Sunday morning toons: Special "Crossing the Line" Edition

The sun has burned off this morning's clouds around here, but before everyone heads outside, let's take time for this week's toon review, starting with Daryl Cagle's round-up.

p3 Picks of the Week: Daryl Cagle, R. J. Matson, John Darkow, and Steve Breen.

This week's p3 Award for Almost But Not Quite Crossing the Line goes to Scott Stantis, hands down.

From the p3 "Great Minds Think Alike" files: Henry Payne, Bob Englehart, Rob Rogers, and Dana Summers. (Thanks to the Internet--which is, you'll recall, a series of tubes, not a dump truck.)

A special tip of the p3 Descent of Species Hat goes to Mike Lane. Pity poor Poppy: On one hand, the more we see of the son, the more fondly we remember the dad's administration. On the other hand, Junior has pretty much poisoned the Bush political brand for our lifetime. As an intellectual exercise, it's interesting to imagine a parallel universe that was identical to this one in every detail except that Dubya didn't have huge unresolved issues with his father. Would its 2008 now bear much resemblance to our own?

This report just in: Jesse Helms (R - Old Times There Are Not Forgotten) is still dead.

Ann Telnaes doesn't much like how George and Dick keep house.

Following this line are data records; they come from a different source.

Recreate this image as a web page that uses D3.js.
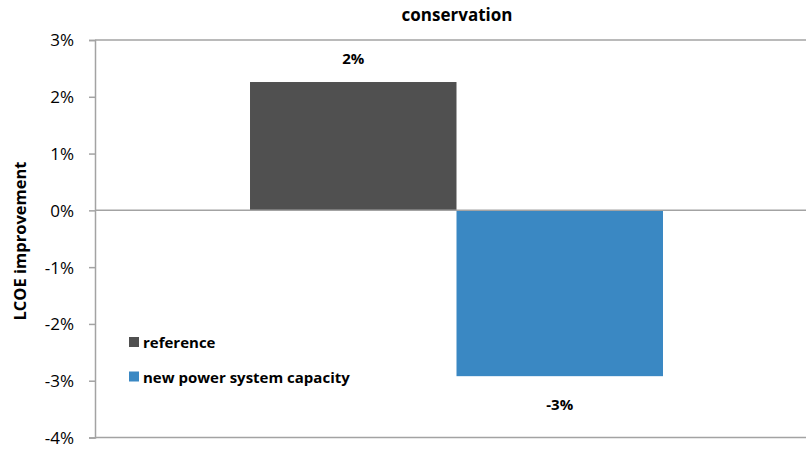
<!DOCTYPE html>
<html>
<head>
<meta charset="utf-8">
<script src="https://cdn.jsdelivr.net/npm/d3@7"></script>
<style>
  html, body { margin: 0; padding: 0; background: #fff; }
  svg { display: block; font-family: "Open Sans", Lato, sans-serif; }
</style>
</head>
<body>
<svg id="chart" width="806" height="452"></svg>
<script>
// Chart data
const title = "conservation";
const categories = ["conservation"];
const seriesNames = ["reference", "new power system capacity"];
const seriesValues = [2.26, -2.92];           // LCOE improvement, %
const valueLabels = ["2%", "-3%"];
const seriesColors = ["#505050", "#3a88c3"];
const tickValues = [3, 2, 1, 0, -1, -2, -3, -4];
const yTitle = "LCOE improvement";

const svg = d3.select("#chart");
const plot = { left: 95, right: 806, top: 40, bottom: 437.5 };

const y = d3.scaleLinear().domain([-4, 3]).range([plot.bottom, plot.top]);

// category band: one group of bars
const x0 = d3.scaleBand().domain(categories).range([102, 811]).paddingInner(0).paddingOuter(0.3584);
const x1 = d3.scaleBand().domain(seriesNames).range([0, x0.bandwidth()]).padding(0);

const axisColor = "#a3a3a3";

// frame lines: top border and bottom baseline
svg.append("line").attr("x1", plot.left).attr("x2", plot.right)
  .attr("y1", plot.top).attr("y2", plot.top)
  .attr("stroke", axisColor).attr("stroke-width", 1.5);
svg.append("line").attr("x1", plot.left).attr("x2", plot.right)
  .attr("y1", plot.bottom).attr("y2", plot.bottom)
  .attr("stroke", axisColor).attr("stroke-width", 1.5);

// bars
svg.append("g").selectAll("rect.bar").data(seriesValues).join("rect")
  .attr("class", "bar")
  .attr("x", (d, i) => x0(categories[0]) + x1(seriesNames[i]))
  .attr("width", x1.bandwidth())
  .attr("y", d => y(Math.max(0, d)))
  .attr("height", d => Math.abs(y(d) - y(0)))
  .attr("fill", (d, i) => seriesColors[i]);

// zero line
svg.append("line").attr("x1", plot.left).attr("x2", plot.right)
  .attr("y1", y(0)).attr("y2", y(0))
  .attr("stroke", axisColor).attr("stroke-width", 1.5);

// y axis
const yAxis = d3.axisLeft(y).tickValues(tickValues).tickSize(6).tickPadding(15)
  .tickFormat(d => d + "%");
const ya = svg.append("g").attr("transform", `translate(${plot.left},0)`).call(yAxis);
ya.select(".domain").attr("stroke", axisColor).attr("stroke-width", 1.5);
ya.selectAll(".tick line").attr("stroke", axisColor).attr("stroke-width", 1.5);
ya.selectAll(".tick text").attr("font-size", 17).attr("fill", "#000")
  .attr("font-family", "'Open Sans', Lato, sans-serif").attr("dy", "0.35em");

// value labels
svg.selectAll("text.vlabel").data(seriesValues).join("text")
  .attr("class", "vlabel")
  .attr("x", (d, i) => x0(categories[0]) + x1(seriesNames[i]) + x1.bandwidth() / 2)
  .attr("y", d => d >= 0 ? y(d) - 18 : y(d) + 34)
  .attr("text-anchor", "middle")
  .attr("font-size", 15).attr("font-weight", "bold").attr("fill", "#000")
  .text((d, i) => valueLabels[i]);

// title
svg.append("text").attr("x", 457).attr("y", 21)
  .attr("text-anchor", "middle").attr("font-size", 17).attr("font-weight", "bold")
  .text(title);

// y axis title
svg.append("text")
  .attr("transform", `translate(26,241) rotate(-90)`)
  .attr("text-anchor", "middle").attr("font-size", 16.5).attr("font-weight", "bold")
  .text(yTitle);

// legend
const legend = svg.append("g").attr("transform", "translate(129,337)");
const li = legend.selectAll("g").data(seriesNames).join("g")
  .attr("transform", (d, i) => `translate(0,${i * 34.5})`);
li.append("rect").attr("width", 10).attr("height", 10)
  .attr("fill", (d, i) => seriesColors[i]);
li.append("text").attr("x", 14).attr("y", 11)
  .attr("font-size", 15).attr("font-weight", "bold").text(d => d);
</script>
</body>
</html>
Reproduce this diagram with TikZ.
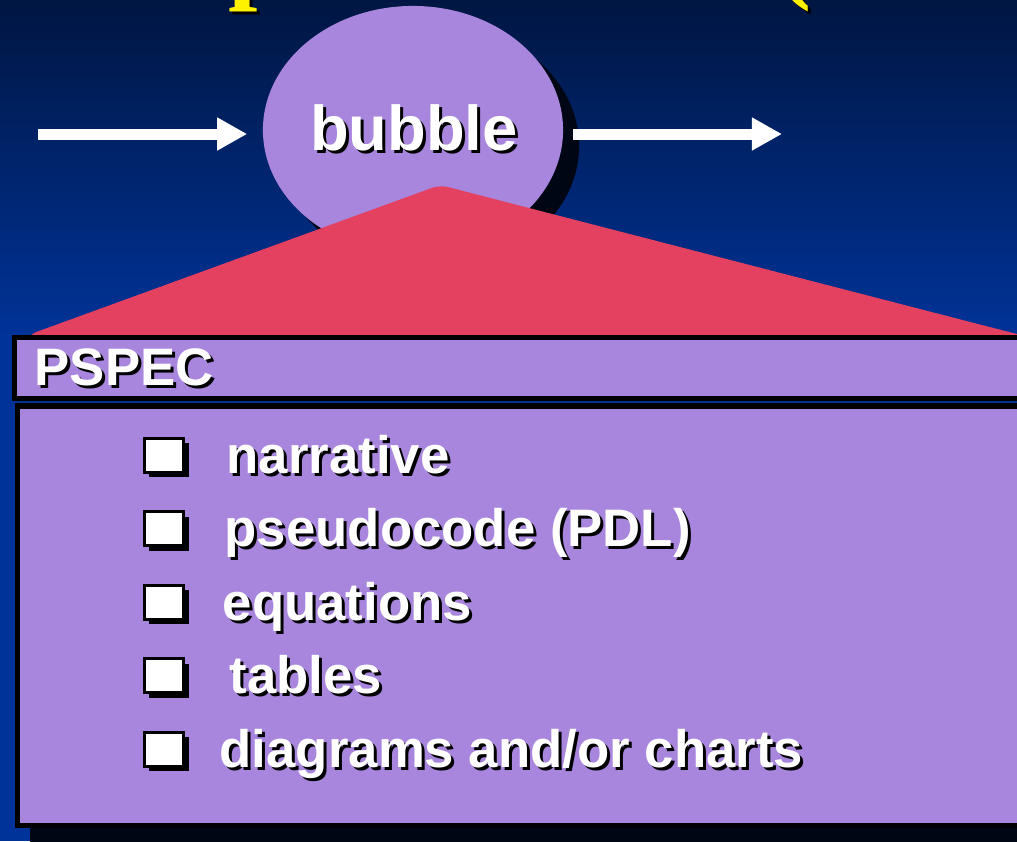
\documentclass[tikz,border=0pt]{standalone}
\usepackage{fontspec}
\setmainfont{Liberation Sans}
\newfontfamily\titlefont{Liberation Serif}
\usetikzlibrary{arrows.meta,shapes.geometric,shadows}

\definecolor{navytop}{RGB}{0,22,66}
\definecolor{navybot}{RGB}{0,51,153}
\definecolor{lilac}{RGB}{168,134,222}
\definecolor{rosered}{RGB}{228,64,96}
\definecolor{shadowc}{RGB}{0,6,20}

\tikzset{
  flow/.style={white, line width=0.11cm, -{Triangle[length=0.3cm,width=0.31cm]}},
  titletxt/.style={anchor=base west, inner sep=0pt, yellow,
    font=\titlefont\bfseries\fontsize{30}{36}\selectfont},
  itemtxt/.style={anchor=base west, inner sep=0pt, white,
    font=\bfseries\fontsize{15}{18}\selectfont},
  bubbletxt/.style={anchor=base, inner sep=0pt, white,
    font=\bfseries\fontsize{18}{22}\selectfont},
  bulletbox/.style={draw=black, fill=white, line width=0.03cm, inner sep=0pt,
    minimum width=0.39cm, minimum height=0.34cm,
    drop shadow={shadow xshift=0.05cm, shadow yshift=-0.05cm, fill=black, opacity=1}}
}

\begin{document}
\begin{tikzpicture}[x=0.01cm, y=-0.01cm]
    \useasboundingbox (0,0) rectangle (1017,841);
    \clip (0,0) rectangle (1017,841);
    % background
    \shade[top color=navytop, bottom color=navybot] (0,0) rectangle (1017,340);
    \fill[navybot] (0,340) rectangle (1017,841);
    % title, only its lowest part is in view
    \node[titletxt, black] (titlesh) at (-192,-8) {Process Specification (PSPEC)};
    \node[titletxt] (title) at (-195,-11) {Process Specification (PSPEC)};
    % the bubble and its flows
    \node[ellipse, fill=lilac, minimum width=3cm, minimum height=2.48cm, inner sep=0pt,
        drop shadow={shadow xshift=0.16cm, shadow yshift=-0.16cm, fill=shadowc, opacity=1}]
        (bubble) at (413,130) {};
    \node[bubbletxt, black] (bubblesh) at (417,153) {bubble};
    \node[bubbletxt] (bubblelbl) at (414,150) {bubble};
    \coordinate (in) at (38,134);
    \coordinate (out) at (782,134);
    \draw[flow, shorten >=0.15cm] (in) -- (in -| bubble.west);
    \draw[flow, shorten <=0.09cm] (bubble.east |- out) -- (out);
    % zoom wedge
    \fill[rosered, rounded corners=0.08cm] (440,185) -- (28,335) -- (28,350) -- (1040,350)
        -- (1040,340) -- cycle;
    % PSPEC body and header
    \fill[shadowc] (30,418) rectangle (1040,850);
    \filldraw[fill=lilac, draw=black, line width=0.055cm] (17.5,406) rectangle (1040,825.5);
    \filldraw[fill=lilac, draw=black, line width=0.05cm] (14.5,337.5) rectangle (1040,398.5);
    \node[itemtxt, black] (pspecsh) at (37,388) {PSPEC};
    \node[itemtxt] (pspec) at (34,385) {PSPEC};
    % list of forms
    \foreach \x/\t [count=\i, evaluate=\i as \yy using 381.5+73.5*\i] in
        {226/narrative, 224/{pseudocode (PDL)}, 222/equations, 229/tables,
         219/{diagrams and/or charts}}
    {
        \node[bulletbox] (b\i) at (164,\yy) {};
        \node[itemtxt, black] (t\i sh) at (\x+3,\yy+21) {\t};
        \node[itemtxt] (t\i) at (\x,\yy+18) {\t};
    }
\end{tikzpicture}
\end{document}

What a piece of work is Opus, how noble in reason, how infinite in faculties, in form and moving how express and admirable, in action how like an angel, in apprehension how like a god!

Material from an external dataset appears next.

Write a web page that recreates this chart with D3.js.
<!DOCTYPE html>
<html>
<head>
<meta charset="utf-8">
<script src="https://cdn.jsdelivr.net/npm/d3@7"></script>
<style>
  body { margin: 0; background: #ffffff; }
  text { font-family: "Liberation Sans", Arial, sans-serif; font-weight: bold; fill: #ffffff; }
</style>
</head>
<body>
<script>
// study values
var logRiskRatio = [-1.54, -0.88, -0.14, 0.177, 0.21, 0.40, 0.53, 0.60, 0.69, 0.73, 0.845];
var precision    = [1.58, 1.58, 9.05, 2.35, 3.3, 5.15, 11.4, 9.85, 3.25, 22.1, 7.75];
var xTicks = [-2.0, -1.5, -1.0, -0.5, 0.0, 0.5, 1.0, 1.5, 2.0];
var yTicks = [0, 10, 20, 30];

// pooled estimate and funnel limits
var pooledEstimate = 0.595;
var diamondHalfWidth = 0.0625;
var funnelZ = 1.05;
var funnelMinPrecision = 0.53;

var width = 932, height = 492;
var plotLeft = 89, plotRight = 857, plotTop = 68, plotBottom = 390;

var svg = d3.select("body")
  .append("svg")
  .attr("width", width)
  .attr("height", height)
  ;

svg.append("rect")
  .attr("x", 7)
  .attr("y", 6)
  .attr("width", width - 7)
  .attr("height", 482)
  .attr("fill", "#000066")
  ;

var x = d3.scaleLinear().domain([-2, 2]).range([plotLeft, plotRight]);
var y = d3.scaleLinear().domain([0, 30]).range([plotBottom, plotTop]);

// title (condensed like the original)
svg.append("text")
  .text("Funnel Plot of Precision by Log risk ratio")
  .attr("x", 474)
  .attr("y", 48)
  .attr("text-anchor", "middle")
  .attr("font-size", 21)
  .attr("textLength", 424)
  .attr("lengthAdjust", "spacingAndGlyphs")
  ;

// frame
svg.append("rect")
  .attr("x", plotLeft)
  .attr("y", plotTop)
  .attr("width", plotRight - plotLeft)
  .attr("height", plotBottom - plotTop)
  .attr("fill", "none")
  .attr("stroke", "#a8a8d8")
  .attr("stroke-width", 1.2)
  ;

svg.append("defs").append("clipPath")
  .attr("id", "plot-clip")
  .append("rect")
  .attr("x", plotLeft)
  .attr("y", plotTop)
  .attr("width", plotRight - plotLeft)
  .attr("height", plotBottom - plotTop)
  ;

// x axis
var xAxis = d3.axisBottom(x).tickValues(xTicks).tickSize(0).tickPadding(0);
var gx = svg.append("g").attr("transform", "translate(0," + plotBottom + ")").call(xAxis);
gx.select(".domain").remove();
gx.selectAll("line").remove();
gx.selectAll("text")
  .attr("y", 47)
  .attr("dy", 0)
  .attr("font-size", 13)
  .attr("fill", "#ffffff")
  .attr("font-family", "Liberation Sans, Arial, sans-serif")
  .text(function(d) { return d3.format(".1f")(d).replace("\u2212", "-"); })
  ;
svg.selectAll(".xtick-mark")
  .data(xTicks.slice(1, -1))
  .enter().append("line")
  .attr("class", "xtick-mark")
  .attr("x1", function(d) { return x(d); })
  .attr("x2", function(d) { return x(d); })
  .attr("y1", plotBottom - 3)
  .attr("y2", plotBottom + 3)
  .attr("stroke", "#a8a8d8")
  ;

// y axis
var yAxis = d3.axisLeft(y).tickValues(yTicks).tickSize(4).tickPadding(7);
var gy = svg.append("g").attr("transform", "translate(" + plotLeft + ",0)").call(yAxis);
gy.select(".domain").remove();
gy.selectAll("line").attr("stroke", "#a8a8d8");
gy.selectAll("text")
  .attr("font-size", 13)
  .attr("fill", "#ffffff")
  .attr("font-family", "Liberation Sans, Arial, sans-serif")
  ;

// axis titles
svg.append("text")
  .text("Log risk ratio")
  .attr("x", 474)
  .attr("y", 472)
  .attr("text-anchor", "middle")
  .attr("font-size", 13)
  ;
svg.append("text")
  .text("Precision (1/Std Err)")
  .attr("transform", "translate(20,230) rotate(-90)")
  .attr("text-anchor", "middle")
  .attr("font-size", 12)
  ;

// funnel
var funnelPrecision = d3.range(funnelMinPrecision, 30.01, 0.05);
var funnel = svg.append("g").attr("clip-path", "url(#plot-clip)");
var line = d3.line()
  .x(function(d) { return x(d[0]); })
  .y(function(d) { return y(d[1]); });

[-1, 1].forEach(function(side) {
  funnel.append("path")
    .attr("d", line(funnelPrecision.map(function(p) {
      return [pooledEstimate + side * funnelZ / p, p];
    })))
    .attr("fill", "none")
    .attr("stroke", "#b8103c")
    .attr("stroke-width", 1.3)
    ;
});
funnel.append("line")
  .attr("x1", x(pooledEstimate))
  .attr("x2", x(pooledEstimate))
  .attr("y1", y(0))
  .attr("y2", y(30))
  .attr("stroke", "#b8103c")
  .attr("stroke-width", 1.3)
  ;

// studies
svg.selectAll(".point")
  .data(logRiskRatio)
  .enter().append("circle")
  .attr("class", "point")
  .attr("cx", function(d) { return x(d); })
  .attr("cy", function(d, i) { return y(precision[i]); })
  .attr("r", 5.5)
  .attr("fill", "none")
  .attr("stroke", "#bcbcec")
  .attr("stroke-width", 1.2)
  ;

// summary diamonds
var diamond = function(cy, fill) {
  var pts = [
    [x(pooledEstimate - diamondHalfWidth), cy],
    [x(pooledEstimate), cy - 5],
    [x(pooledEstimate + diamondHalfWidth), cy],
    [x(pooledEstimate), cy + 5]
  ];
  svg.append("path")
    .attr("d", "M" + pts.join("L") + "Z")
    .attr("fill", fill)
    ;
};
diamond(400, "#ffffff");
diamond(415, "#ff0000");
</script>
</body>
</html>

(By the way, while researching something about "Opus" creator Berke Breathed, I stumbled upon this quote at the Wikipedia entry for him:

Liberal, shmiberal. That should be a new word. Shmiberal: one who is assumed liberal, just because he's a professional whiner in the newspaper. If you'll read the subtext for many of those old strips, you'll find the heart of an old-fashioned Libertarian. And I'd be a Libertarian, if they weren't all a bunch of tax-dodging professional whiners.

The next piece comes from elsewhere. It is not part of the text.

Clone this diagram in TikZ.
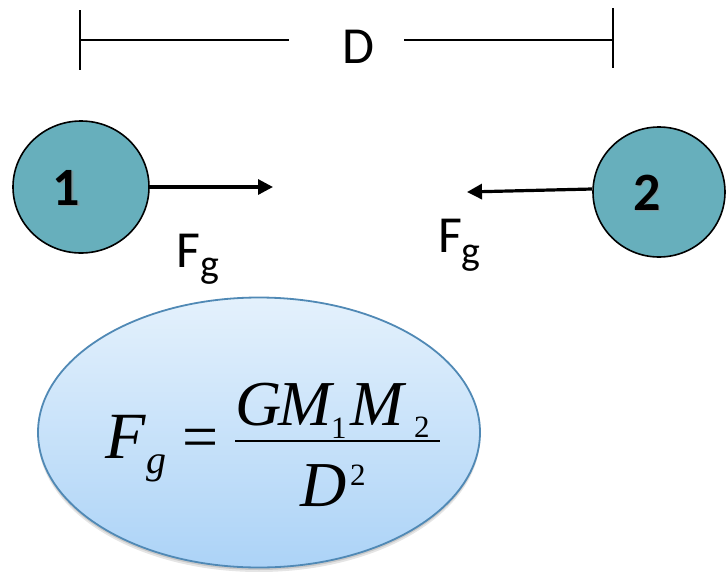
\documentclass[tikz,border=0pt]{standalone}
\usepackage{fontspec}
\setmainfont{Carlito}
\newfontfamily\tms{Liberation Serif}
\usetikzlibrary{shapes.geometric,arrows.meta}
\definecolor{ballfill}{HTML}{67AFBC}
\definecolor{elltop}{HTML}{E4F1FC}
\definecolor{ellbot}{HTML}{ACD3F7}
\definecolor{elledge}{HTML}{5089B5}
\tikzset{
  ball/.style={ellipse,draw=black,line width=1.6pt,fill=ballfill,inner sep=0pt},
  ballnum/.style={inner sep=0pt,anchor=base,font=\fontsize{54}{54}\selectfont\bfseries},
  sanslbl/.style={inner sep=0pt,anchor=base west,font=\fontsize{52}{52}\selectfont},
  sanssub/.style={inner sep=0pt,anchor=base west,font=\fontsize{40}{40}\selectfont},
  dimline/.style={line width=1.5pt},
  force/.style={line width=3.2pt,-{Triangle[length=15pt,width=15pt]}},
  mbig/.style={inner sep=0pt,anchor=base west,font=\tms\fontsize{64}{64}\selectfont\itshape},
  msub/.style={inner sep=0pt,anchor=base west,font=\tms\fontsize{31}{31}\selectfont},
}
\begin{document}
\begin{tikzpicture}[x=1pt,y=-1pt]
\useasboundingbox (0,0) rectangle (726,571);
% dimension line
\coordinate (tl1) at (80,10);
\coordinate (tl2) at (80,70);
\coordinate (ll1) at (80,40);
\coordinate (ll2) at (289,40);
\coordinate (rl1) at (404,40);
\coordinate (rl2) at (613,40);
\coordinate (tr1) at (613,8);
\coordinate (tr2) at (613,68);
\draw[dimline] (tl1) -- (tl2);
\draw[dimline] (ll1) -- (ll2);
\draw[dimline] (rl1) -- (rl2);
\draw[dimline] (tr1) -- (tr2);
\node[inner sep=0pt,anchor=base,font=\fontsize{52}{52}\selectfont] (dlab) at (358,63) {D};
% balls
\node[ball,minimum width=136pt,minimum height=132pt] (c1) at (81,187) {};
\node[ball,minimum width=132pt,minimum height=130pt] (c2) at (659,192) {};
\node[ballnum,text=black!45,opacity=0.6] (n1s) at (68,206.5) {1};
\node[ballnum] (n1) at (66.5,205) {1};
\node[ballnum,text=black!45,opacity=0.6] (n2s) at (648.5,211.5) {2};
\node[ballnum] (n2) at (647,210) {2};
% forces
\coordinate (a1) at (273,187);
\coordinate (a2) at (467,192);
\draw[force] (c1.east) -- (a1);
\draw[force] ([yshift=3pt]c2.west) -- (a2);
\node[sanslbl] (f1) at (176,267) {F};
\node[sanssub] (g1) at (200,277) {g};
\node[sanslbl] (f2) at (438,252) {F};
\node[sanssub] (g2) at (461,264) {g};
% formula ellipse
\fill[black,opacity=0.10] (259,437) ellipse [x radius=221pt,y radius=135pt];
\fill[black,opacity=0.12] (259,435) ellipse [x radius=221pt,y radius=135pt];
\node[ellipse,draw=elledge,line width=1.8pt,top color=elltop,bottom color=ellbot,
      minimum width=442pt,minimum height=270pt,inner sep=0pt] (ell) at (259,432.5) {};
\node[mbig,font=\tms\fontsize{66}{66}\selectfont\itshape] (mF) at (105,458) {F};
\node[mbig,font=\tms\fontsize{40}{40}\selectfont\itshape] (mg) at (146,473) {g};
\node[inner sep=0pt,font=\tms\fontsize{64}{64}\selectfont] (meq) at (201,444) {=};
\coordinate (bar1) at (235,441);
\coordinate (bar2) at (440,441);
\draw[line width=2.6pt] (bar1) -- (bar2);
\node[mbig] (mG) at (235,425) {G};
\node[mbig] (mM1) at (278,425) {M};
\node[msub] (ms1) at (331,438) {1};
\node[mbig] (mM2) at (350,425) {M};
\node[msub] (ms2) at (414,437) {2};
\node[mbig] (mD) at (300,506) {D};
\node[msub] (msup) at (350,485) {2};
\end{tikzpicture}
\end{document}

Do with that one what you will.)

Portland homeboy Jack Ohman reviews the three rules of real estate.

Animation legend Tex Avery was king of the "extremes." His manic, gag-driven, sexually-knowing style at Warner Bros. (where he created Bugs Bunny and Daffy Duck, which ought to be enough for anyone's resume) left Disney's saccharine realism in the dust. Here's one of his classics, from 1949 during his MGM stint, in all its eye-popping, jaw-dropping, oogah horn-blowing glory.




The hiatus of p3 Bonus Toonist Jesse Springer continues.